我々はエコだけを目的にした会社ではなくて、どちらかというと地域の活性化とか都市の課題の解決とかを軸足にしているので、これ言うと怒られるかもしれないですけど、極論、石炭とか石油を否定しているわけでは実はないんです。
ないんですが、なぜそれよりも再エネの方がいいかというと、石油とか石炭は海外から買ってくるものなので、
ということは、日本人が一生懸命働いて作ったお金を、一生懸命外に流してエネルギーを買っていることになるんですね。
この構図から脱却するには、やっぱり再生可能エネルギーなんですよね。
日本の土地で生まれたエネルギーを電気に変えて使っていくサステイブルな社会インフラ、これがゴールなので、
それを応援するためにも今、再エネ電気は安くなっているので、高く売れるのだから高く売った方がいいって議論があるんですけど、原価として見ていくと、普通の電気とあまり変わらないぐらいまできていますので、そういう意味で十分生活に耐えうるエネルギーなので、そういうものを積極的に使おうとか、どういう電気を自分たちが使っているのかということを、ちょっと考えていただけたらというのがお願いとしてあります。
丸々:
相当、昔に比べたらそういう思考というか、サステナブルに対して、若い人も含めて考え方が広がってきていますよね。
昔、あまりそういうこと言っても、「ふーん」っていうね、「環境問題ね」って感じだったんですけど、
かなり関心を持った学生さんも含めて(いらっしゃいますよね)。
ー まち未来製作所の今後の展望
丸々:
最後にですね、今後、取り組みたいことってなんかありますか?
青山:
そうですね、今、「e.CYCLE(いいサイクル)」がモデル自体もどんどん規模が拡大しているので、
まず規模の大きさを追求するのが1つですね。
現在、年間で20億kw/hぐらいの(電力の)取り扱いをしてるんですが、
これを最終的には、日本の再エネ量の1/3ぐらいを取り扱えるような1000億kw/hぐらいは取り扱えるモデルにしたいといと思っています。
もう1つはその集めてきた電気を今まで通り産業分野に供給していくだけではなく、個人の方にもお届けできるようなモデルを電力会社さんとか、新電力さんと連携して作っていきたいなっていうのが夢ですね。
丸々:
これから日本の災害がなくなるわけではなくて、何か起こっていくときにも、電力の供給というか作り方っていうのをしっかり(仕組みづくりをして)、且つ地産地消で、どの町で何かが起こっても助けられるような世の中になっていくためにも、こういう事業は、まさに発展しなければいけないし、発展していくもんだろうなと思いました。
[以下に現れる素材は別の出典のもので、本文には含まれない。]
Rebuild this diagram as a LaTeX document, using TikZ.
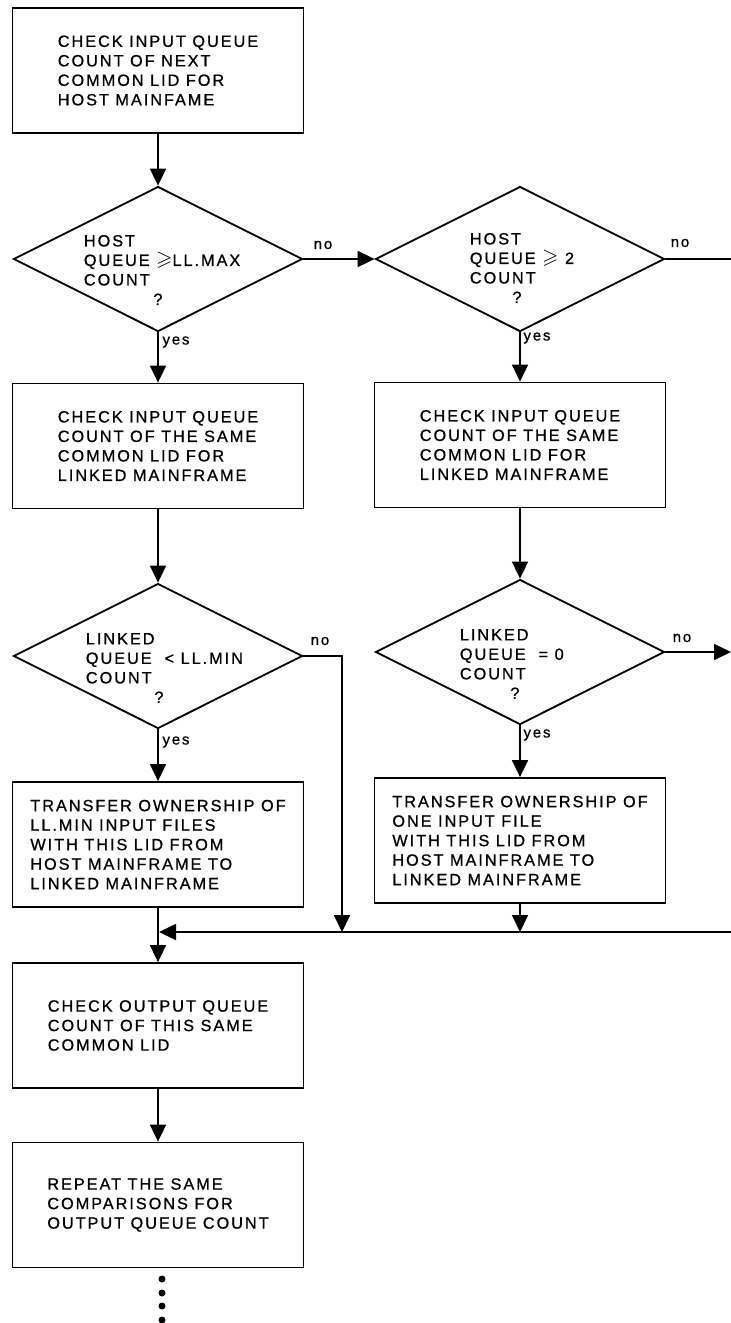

本当に長々とお話を伺いまして、ありがとうございました。
丸々:
未来製作所さんのホームページを見せていただいて、そこから非常に興味を持っていたわけですね。うちも夜景、観光、環境という「三方よし」を目指しているところもあって、観光業界における環境のあり方、とりわけ電力、SDGsの明かりづくりみたいなところをここ数年テーマにしていて、そういった中で町に対して、とりわけ電力に対して非常に知見があって色々な解決をされているこの会社というのは本当に素晴らしいなというふうに思います。
全国50カ所ですね。今あちこちでやられてきているという経緯からですね、その先どんどんこれが同じようなビジネスモデルできっと広がっていくんだろうなというふうに、ちょっと思った次第であります。
夜景とですね、環境、観光、それからこういったエネルギーというのは非常に関わりがある中で、その町の電力は地産地消で生かされて、さらにそこから原資というか、利益を生むのであれば、それをまた町に還元していくというシステムは、本当にすばらしいと思うんですよね。
話の中で出てきましたけど、地方で作った電力というものが、東京で使われてしまって、全くその地方で使われてないっていう矛盾を改めて分かった次第なんですが、今後地産地消もそうですし、県単位で協力しながら連携していくモデルもどんどん生まれてくることによって、スケールも広がりやすくなってくるのかと思いました。